7. The method as recited in claim 6 wherein the hardened ink surface is capable of receiving further additional ink for performing the printing.

8. The method as recited in claim 6 further comprising:

disposing the additional ink at the location after at least one print run so as to establish a renewed hardened ink surface useable for printing.

9. The method as recited in claim 1 wherein the hardened ink is disposed on a primary image surface of the image.

10. The method as recited in claim 9 wherein the primary image surface includes a polymer substance.

11. The method as recited in claim 1 wherein the hardened ink is disposed on a printing substrate of the printing plate.

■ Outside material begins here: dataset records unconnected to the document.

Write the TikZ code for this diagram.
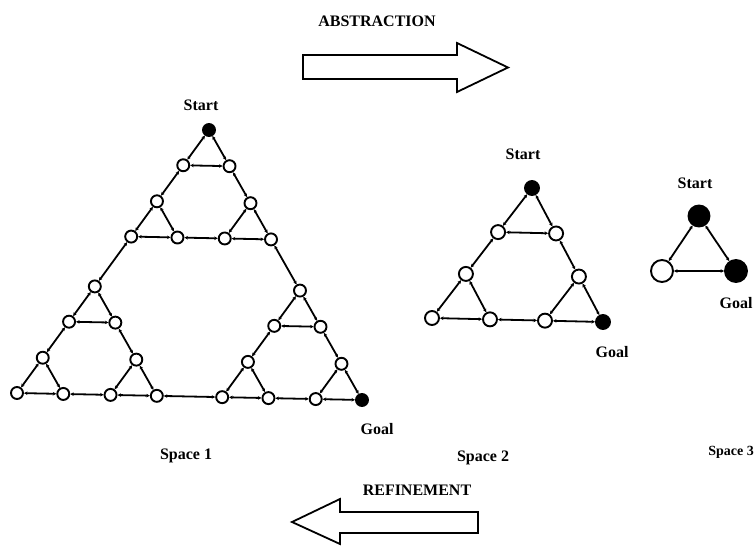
\documentclass[tikz,border=0pt]{standalone}
\usepackage{fontspec}
\setmainfont{Liberation Serif}
\usetikzlibrary{arrows.meta}
\begin{document}
\begin{tikzpicture}[x=1pt,y=-1pt,
  vtx/.style={circle,draw,line width=1.9pt,fill=white,inner sep=0pt,minimum size=12pt},
  vtxb/.style={vtx,minimum size=14pt},
  vtxc/.style={vtx,minimum size=22pt},
  hl-ccc/.style={fill=black},
  hl-bbb/.style={fill=black},
  hl-cc/.style={fill=black},
  hl-bb/.style={fill=black},
  edge/.style={line width=1.8pt,{Stealth[length=3.5pt,width=3.5pt]}-{Stealth[length=3.5pt,width=3.5pt]}},
  lbl/.style={font=\bfseries\fontsize{16}{18}\selectfont,inner sep=0pt},
  bigarrow/.style={draw,line width=1.8pt,fill=white,line join=miter}]
\useasboundingbox[fill=white] (0,0) rectangle (756,546);

% ---------- big arrows ----------
\draw[bigarrow] (303,55) -- (457,55) -- (457,43) -- (508,67.5) -- (457,92) -- (457,79) -- (303,79) -- cycle;
\draw[bigarrow] (478,512) -- (340,512) -- (340,499) -- (292,522) -- (340,544) -- (340,533) -- (478,533) -- cycle;
\node[lbl] (abs) at (377,21) {ABSTRACTION};
\node[lbl] (ref) at (417,490) {REFINEMENT};

% ---------- Space 1 ----------
\begin{scope}[shift={(17,393)},x={(1.0058pt,-0.0204pt)},y={(0.5598pt,0.7668pt)}]
\foreach \i/\ox/\oy in {a/0/0,b/204/0,c/0/204}
 \foreach \j/\px/\py in {a/0/0,b/93/0,c/0/93}
  \foreach \k/\qx/\qy in {a/0/0,b/46/0,c/0/46}
   \node[vtx,hl-\i\j\k/.try] (p\i\j\k) at ({\ox+\px+\qx},{\oy+\py+\qy}) {};
\end{scope}
\foreach \i in {a,b,c}{
  \foreach \j in {a,b,c}{
    \draw[edge] (p\i\j a) -- (p\i\j b);
    \draw[edge] (p\i\j a) -- (p\i\j c);
    \draw[edge] (p\i\j b) -- (p\i\j c);
  }
  \draw[edge] (p\i ab) -- (p\i ba);
  \draw[edge] (p\i ac) -- (p\i ca);
  \draw[edge] (p\i bc) -- (p\i cb);
}
\draw[edge] (pabb) -- (pbaa);
\draw[edge] (pacc) -- (pcaa);
\draw[edge] (pbcc) -- (pcbb);
\node[lbl] (start1) at (201,105) {Start};
\node[lbl] (goal1) at (377,429) {Goal};
\node[lbl] (space1) at (186,456) {Space 1};

% ---------- Space 2 ----------
\begin{scope}[shift={(432,318)},x={(1pt,-0.0234pt)},y={(0.5848pt,0.7602pt)}]
 \foreach \j/\px/\py in {a/0/0,b/113/0,c/0/113}
  \foreach \k/\qx/\qy in {a/0/0,b/58/0,c/0/58}
   \node[vtxb,hl-\j\k/.try] (q\j\k) at ({\px+\qx},{\py+\qy}) {};
\end{scope}
\foreach \j in {a,b,c}{
  \draw[edge] (q\j a) -- (q\j b);
  \draw[edge] (q\j a) -- (q\j c);
  \draw[edge] (q\j b) -- (q\j c);
}
\draw[edge] (qab) -- (qba);
\draw[edge] (qac) -- (qca);
\draw[edge] (qbc) -- (qcb);
\node[lbl] (start2) at (523,154) {Start};
\node[lbl] (goal2) at (612,352) {Goal};
\node[lbl] (space2) at (483,458) {Space 2};

% ---------- Space 3 ----------
\node[vtxc,fill=black,minimum size=21pt] (rt) at (699,216) {};
\node[vtxc] (rl) at (662,271) {};
\node[vtxc,fill=black] (rr) at (736,271) {};
\draw[edge] (rt) -- (rl);
\draw[edge] (rt) -- (rr);
\draw[edge] (rl) -- (rr);
\node[lbl] (start3) at (695,183) {Start};
\node[lbl] (goal3) at (736,303) {Goal};
\node[lbl,anchor=east,font=\bfseries\fontsize{14}{16}\selectfont] (space3) at (754,452) {Space 3};
\end{tikzpicture}
\end{document}
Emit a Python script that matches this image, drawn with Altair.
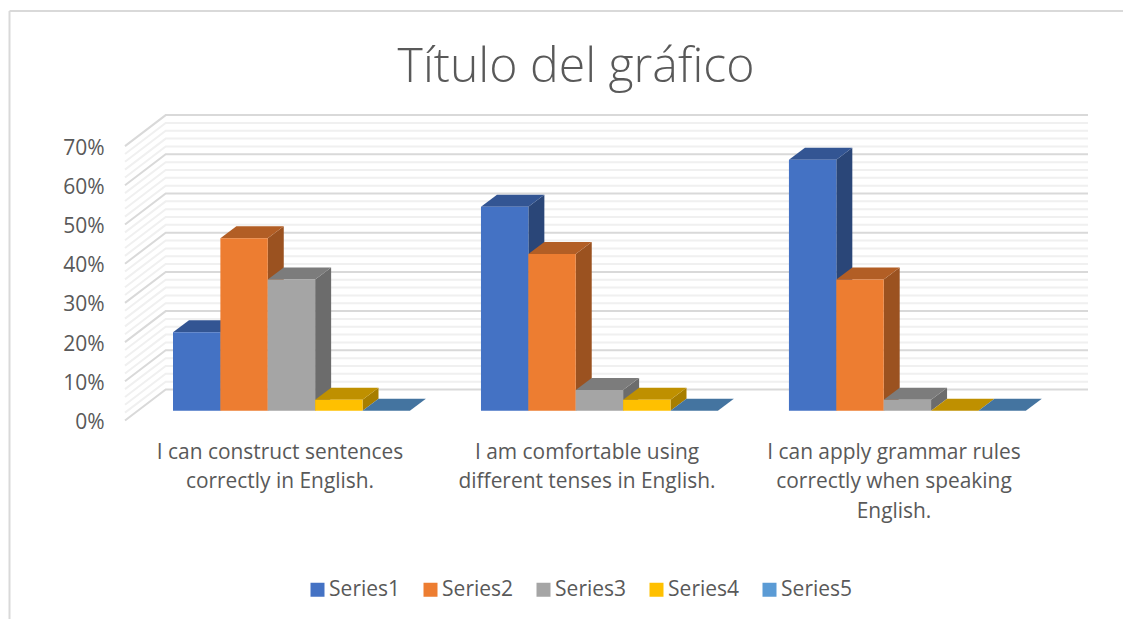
import altair as alt
import pandas as pd

# --- values ---
categories = [
    "I can construct sentences|correctly in English.",
    "I am comfortable using|different tenses in English.",
    "I can apply grammar rules|correctly when speaking|English.",
]
series_names = ["Series1", "Series2", "Series3", "Series4", "Series5"]
series1 = [20, 52, 64]
series2 = [44, 40, 33.5]
series3 = [33.5, 5.3, 2.8]
series4 = [2.8, 2.8, 0]
series5 = [0, 0, 0]
all_series = [series1, series2, series3, series4, series5]

front_colors = ["#4472C4", "#ED7D31", "#A5A5A5", "#FFC000", "#5B9BD5"]
top_colors = ["#335593", "#B25E25", "#7C7C7C", "#BF9000", "#4474A0"]
side_colors = ["#2A4678", "#9B5220", "#6C6C6C", "#A77E00", "#386085"]
axis_ticks = list(range(0, 71, 10))
grid_levels = list(range(0, 71, 2))

# --- geometry of the chart in scale units ---
W, H = 1115, 611
BAR_PX, PCT_PX = 47.38, 3.92
X0_PX, Y0_PX = 173, 420.5


def ux(p):
    return (p - X0_PX) / BAR_PX


def uy(p):
    return (Y0_PX - p) / PCT_PX


x_scale = alt.Scale(domain=[ux(8), ux(8 + W)], range=[0, W], nice=False, zero=False)
y_scale = alt.Scale(domain=[uy(8 + H), uy(8)], range=[H, 0], nice=False, zero=False)
y_axis = alt.Axis(
    values=axis_ticks, labelExpr="datum.value + '%'", title=None, grid=False, domain=False,
    ticks=False, offset=-96, labelPadding=0, labelFont="Open Sans", labelFontSize=21,
    labelColor="#595959", labelFlush=False, labelOverlap=False, labelOffset=2)
X = alt.X("x:Q", scale=x_scale, axis=None)
Y = alt.Y("y:Q", scale=y_scale, axis=y_axis, stack=None)

CAT_STEP = 6.5
BASE = uy(410.7)
DX = 16 / BAR_PX
DY = 12 / PCT_PX

front_rows, side_rows, top_rows = [], [], []
for c in range(len(categories)):
    for s, vals in enumerate(all_series):
        x0 = c * CAT_STEP + s
        x1 = x0 + 1
        v = vals[c] + BASE
        k = f"{c}-{s}"
        front_rows.append(dict(x=x0, x2=x1, y=BASE, y2=v, series=series_names[s]))
        side_rows += [
            dict(k=k, x=x1, y=BASE, y2=v, fill=side_colors[s]),
            dict(k=k, x=x1 + DX, y=BASE + DY, y2=v + DY, fill=side_colors[s]),
        ]
        top_rows += [
            dict(k=k, x=x0, y=v, y2=v, fill=top_colors[s]),
            dict(k=k, x=x0 + DX, y=v, y2=v + DY, fill=top_colors[s]),
            dict(k=k, x=x1, y=v, y2=v + DY, fill=top_colors[s]),
            dict(k=k, x=x1 + DX, y=v + DY, y2=v + DY, fill=top_colors[s]),
        ]

WALL = uy(389.5)
grid_rows = []
for lv in grid_levels:
    grid_rows += [
        dict(level=lv, major=lv % 10 == 0, x=ux(125), y=lv, o=0),
        dict(level=lv, major=lv % 10 == 0, x=ux(165.7), y=lv + WALL, o=1),
        dict(level=lv, major=lv % 10 == 0, x=ux(1088), y=lv + WALL, o=2),
    ]
grid = pd.DataFrame(grid_rows)

minor = alt.Chart(grid[~grid.major]).mark_line(color="#F0F0F0", strokeWidth=2).encode(
    x=X, y=Y, detail="level:N", order="o:Q")
major = alt.Chart(grid[grid.major]).mark_line(color="#D9D9D9", strokeWidth=2).encode(
    x=X, y=Y, detail="level:N", order="o:Q")

sides = alt.Chart(pd.DataFrame(side_rows)).mark_area().encode(
    x=X, y=Y, y2="y2:Q", fill=alt.Fill("fill:N", scale=None), detail="k:N")
tops = alt.Chart(pd.DataFrame(top_rows)).mark_area().encode(
    x=X, y=Y, y2="y2:Q", fill=alt.Fill("fill:N", scale=None), detail="k:N")
fronts = alt.Chart(pd.DataFrame(front_rows)).mark_rect().encode(
    x=X, x2="x2:Q", y=Y, y2="y2:Q",
    color=alt.Color("series:N", scale=alt.Scale(domain=series_names, range=front_colors),
                    legend=alt.Legend(
                        title=None, orient="none", legendX=299, legendY=571, direction="horizontal",
                        columns=5, symbolType="square", symbolSize=196, symbolStrokeWidth=0,
                        labelFont="Open Sans", labelFontSize=21, labelColor="#595959",
                        labelOffset=1.1, columnPadding=19, symbolOpacity=1)),
)

cat_centers = [ux(280), ux(587), ux(894)]
labels = alt.Chart(pd.DataFrame({"x": cat_centers, "y": [uy(452.5)] * 3, "t": categories})).mark_text(
    font="Open Sans", fontSize=20.9, color="#595959", lineBreak="|", lineHeight=29.5,
    align="center", baseline="middle").encode(x=X, y=Y, text="t:N")

frame_left = alt.Chart(pd.DataFrame({"x": [ux(9.5)], "y": [uy(11)], "y2": [uy(8 + H)]})).mark_rule(
    color="#D9D9D9", strokeWidth=2).encode(x=X, y=Y, y2="y2:Q")
frame_top = alt.Chart(pd.DataFrame({"x": [ux(9.5)], "x2": [ux(8 + W)], "y": [uy(11)]})).mark_rule(
    color="#D9D9D9", strokeWidth=2).encode(x=X, x2="x2:Q", y=Y)

chart = alt.layer(frame_left, frame_top, minor, major, sides, tops, fronts, labels).properties(
    width=W, height=H, padding=0, autosize=alt.AutoSizeParams(type="none"),
    title=alt.TitleParams("Título del gráfico", font="Open Sans", fontWeight=300, fontSize=48.2,
                          color="#595959", anchor="middle", baseline="alphabetic", dy=122, dx=10.5, offset=0),
).configure_view(stroke=None)

chart.save("out.html", embed_options={"renderer": "svg", "actions": False})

12. The method as recited in claim 1 further comprising irradiating the hardened ink at the location of the pixel using a laser system so as to loosen at least a portion of the hardened ink for disposing of the additional ink.

13. The method as recited in claim 1 further comprising irradiating the hardened ink at the location of the pixel so as to ablate at least a portion of the ink for disposing of the additional ink.

14. The method as recited in claim 1, further comprising irradiating the hardened ink so as to loosen at least a portion of the hardened ink and treating the hardened ink with a fountain solution so as to remove at least the first portion of the hardened ink.

15. The method as recited in claim 1 wherein the hardened ink is erroneously disposed at the location of the pixel.

16. The method as recited in claim 1 further comprising:

identifying a location of a second pixel of the image at the surface;

disposing second additional ink at the location of the second pixel; and

irradiating the second additional ink at the location of the second pixel using the laser imaging system so as to harden the second additional ink.

17. The method as recited in claim 16 further comprising:

identifying a second location of the second pixel of the image at the surface; and

irradiating the second additional hardened ink at the second location of the second pixel using a laser system so as to loosen the second additional hardened ink or so as to ablate the second additional hardened ink.

18. The method as recited in claim 1 wherein the irradiating is performed with the printing plate disposed on a cylinder of a printing press.

19. The method as recited in claim 1 further comprising identifying the pixel as a worn pixel of the image.